Pub Date: Oct. 24th, 2016
ISBN: 978-1-5305-6446-0
Publisher: CreateSpace

Learn to solve beguiling brain teasers faster with this superb how-to guide.

Most aficionados struggle through Sudokus on nothing more than untutored brain power, but debut author Klein offers a systematic way to efficiently analyze these ubiquitous math puzzles and suss out solutions. He begins with the basics of the deceptively simple puzzle: a nine-by-nine grid of squares, subdivided into nine three-by-three boxes, with some of the squares filled in. He tasks the puzzler with filling in the rest so that each nine-square row, column, and box includes the numbers one through nine with no repetitions. Then he introduces the key methodology of “candidates”—writing down the possible numbers that could fit in each square to help spot clues that allow the candidate numbers to be ruled out until only one is left for each square. (Most of Klein’s practice puzzles do the first step by already having the candidates printed in the blank squares; purists will object to this crutch, but many readers will be happy to outsource the tedious number crunching.) Filling in candidate numbers pays off by making it easy to see useful patterns, which the author explains in an engaging, easy-to-read style.
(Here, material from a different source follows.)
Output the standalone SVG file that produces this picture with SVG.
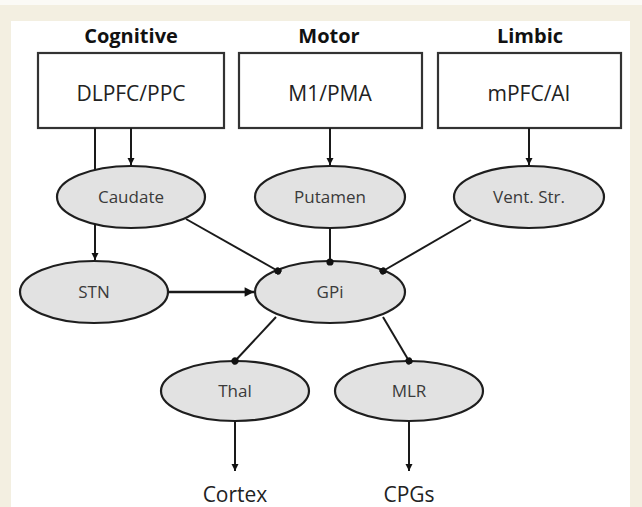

These range from simple repeated pairs and triplets of candidate numbers that enable candidates in other squares to be eliminated to more abstract and diffuse spatial-numerical patterns like “the X-wing,” “the swordfish” and its gangly comrade “the jellyfish,” and the subtly holistic grouping called the “unique rectangle.” While cunning, these patterns and their associated solving strategies are easy to learn and work astonishingly well; using them, and with the candidate lists handily reducing cumbersome chains of logical deduction to simple pattern-recognition searches, readers should immediately be able to solve Sudokus much faster and to tackle harder puzzles. Klein includes a trove of hundreds of Sudokus, from easy to expert level, and keeps it crazy by throwing in Sudokus that use letters instead of numbers as well as some interesting variants of his own device that have coded phrases and math equations jumbled in the squares. This is the best Sudoku guide in print and should give fans plenty of fuel for their addiction.

A fine primer that should dramatically upgrade readers’ Sudoku chops.